Parole d'expert
Texte: Gary Drechou
Photo: Gilles Weber (SAM)

Communiquer avec les patients en situation de handicap mental

Grâce à une formation innovante développée par le Centre des formations du CHUV en collaboration avec le Département de psychiatrie, les professionnels de la santé de l’institution peuvent acquérir des compétences clés pour communiquer efficacement avec les patients en situation de handicap mental.

La prise en charge des patients en situation de handicap mental lors d’un séjour à l’hôpital requiert du temps, ainsi que des compétences relationnelles et de communication spécifiques. Comment, par exemple, entrer en relation avec un patient lorsque celui-ci ne s’exprime pas verbalement?
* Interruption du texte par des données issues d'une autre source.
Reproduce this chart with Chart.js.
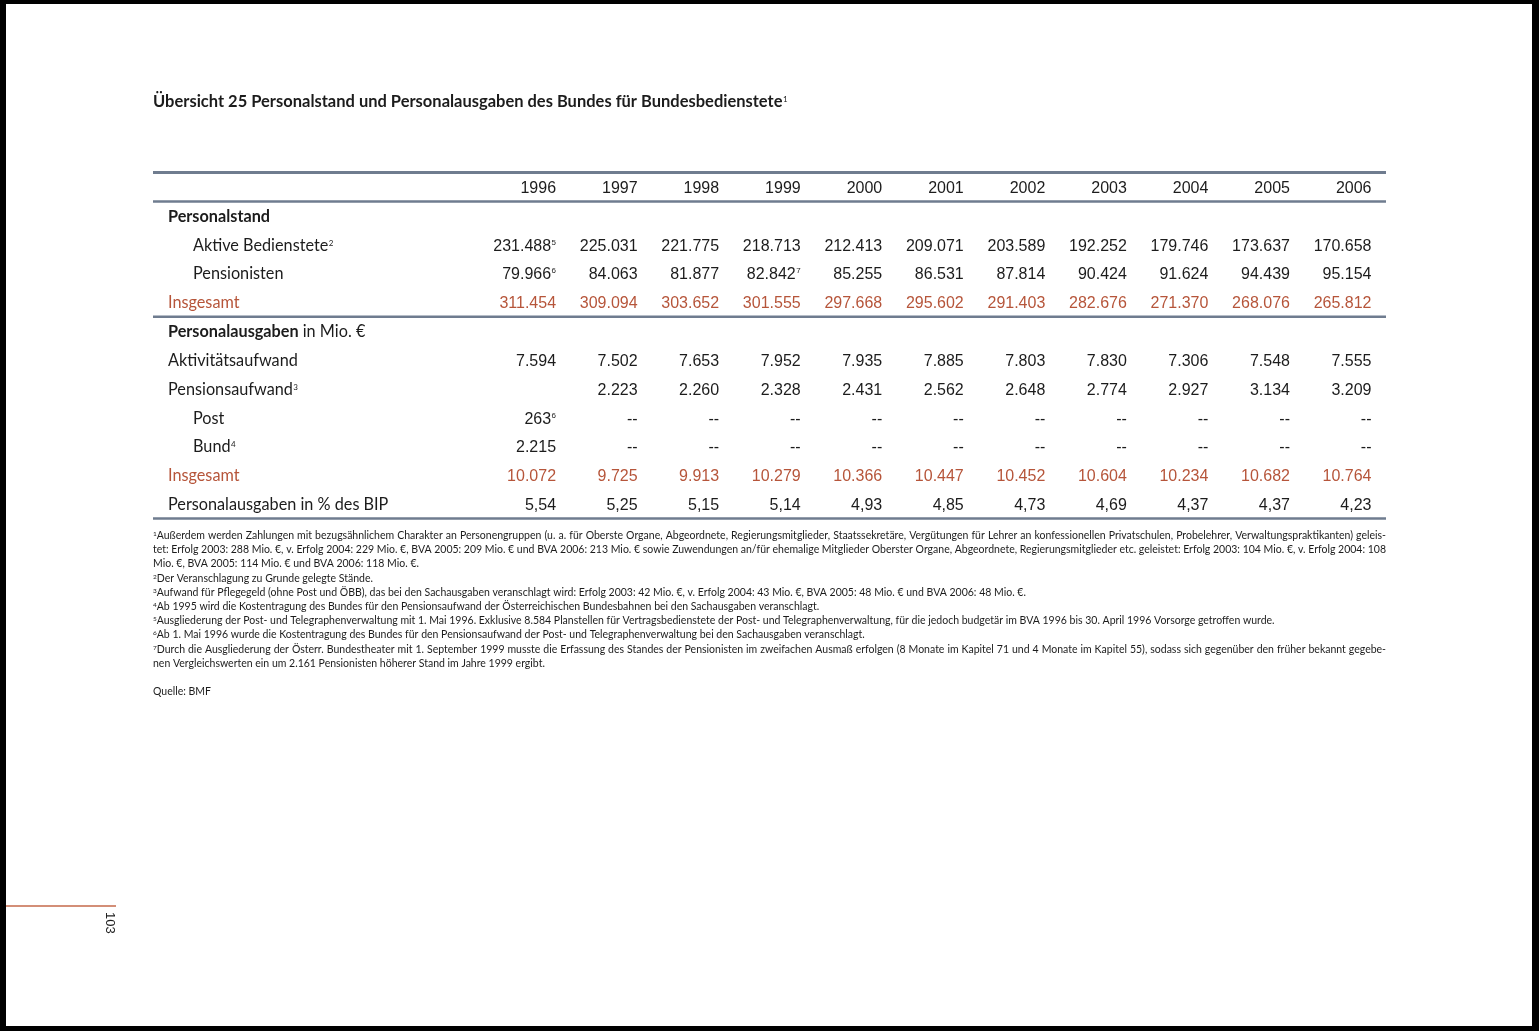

De quelle façon interpréter un changement de comportement chez un patient qui ne peut pas dire «j’ai mal»? Autant de situations où l’identification de la plainte, l’examen clinique et l’évaluation des besoins et des ressources peuvent s’avérer complexes pour les professionnels.

«Quels sont réellement les besoins du patient? Que se passe-t-il dans sa tête? Suis-je dans le bon raisonnement?», «Je ne sais pas si j’en fais assez ou trop»: ces témoignages de soignants illustrent une forme d’incertitude, une difficulté à se sentir pleinement à l’aise. Dans le contexte hospitalier, qui diffère de celui d’une institution spécialisée, cette difficulté à communiquer pourrait, dans certaines situations, compromettre l’établissement de soins personnalisés, conformes aux principes éthiques et aux bonnes pratiques.

S’exercer avec un patient simulé

La formation «Handicap mental – prise en charge et communication», offerte depuis un an par le Centre des formations du CHUV en collaboration avec le Département de psychiatrie, vise précisément à répondre à cette problématique. Animée en tandem par le Dr Jacques Baudat, médecin associé au Département de psychiatrie, et le Dr Nader Trigui, chef de clinique au sein de l’Unité de psychiatrie du développement mental des Hôpitaux universitaires de Genève (HUG), elle a déjà permis de former 44 collaborateurs-trices du CHUV.

Chaque session réunit une dizaine de participants et se déroule sur une demi-journée, en trois temps. Le «briefing», où les formateurs posent le cadre pédagogique en présentant une vignette clinique construite à partir de situations rencontrées, est suivi de simulations de 5 à 10 minutes où chaque participant se confronte à une personne en situation de handicap mental (patient simulé).

Le patient est incarné par un comédien spécialement entraîné à ce rôle par Emmanuel Bernaz, responsable du développement de la simulation dans la pédagogie clinique au sein du Centre des formations, et Jo Boegli, formatrice au programme des patients simulés de l’Université de Lausanne (UNIL) instauré en 2006. Suit enfin un «débriefing» en groupe.

«La simulation est une ressource pédagogique permettant de confronter le professionnel à ses compétences tout en garantissant sa sécurité, et le débriefing permet un regard réflexif sur l’action et la prise de décision au regard d’objectifs spécifiques et à la lumière de recommandations», note Emmanuel Bernaz.

Afin de permettre un transfert dans la pratique, les simulations doivent répondre à des critères de fidélité et de crédibilité très rigoureux. L’un des objectifs visés par ce type de simulation est par exemple l’identification des ressources à disposition dans la prise en charge des patients en situation de handicap mental, ou encore le recueil de données objectives.

Formation saluée

Proposée pour la première fois en juillet 2017 sous la forme de pilote, la formation «Handicap mental – prise en charge et communication» est née d’un travail de groupe du programme de MicroMBA du CHUV dont faisait partie Jacques Baudat, psychiatre spécialisé dans le handicap mental. La formation, incluant les concepts pédagogiques et la simulation, a ensuite été développée par le Centre des formations du CHUV en collaboration avec l’équipe du programme de patients simulés de l’UNIL. Elle a également été présentée à des membres de l’association insieme Vaud de parents et de personnes concernés par le handicap mental, qui ont salué son réalisme.

«L’utilisation de pratiques simulées en lien avec la prise en charge de patients en situation de handicap mental constitue une innovation, et le niveau de réalisme des vignettes cliniques est le fruit d’un long travail», souligne Muriel Gasser, responsable du domaine d’enseignement communication et collaboration au sein du Centre des formations du CHUV.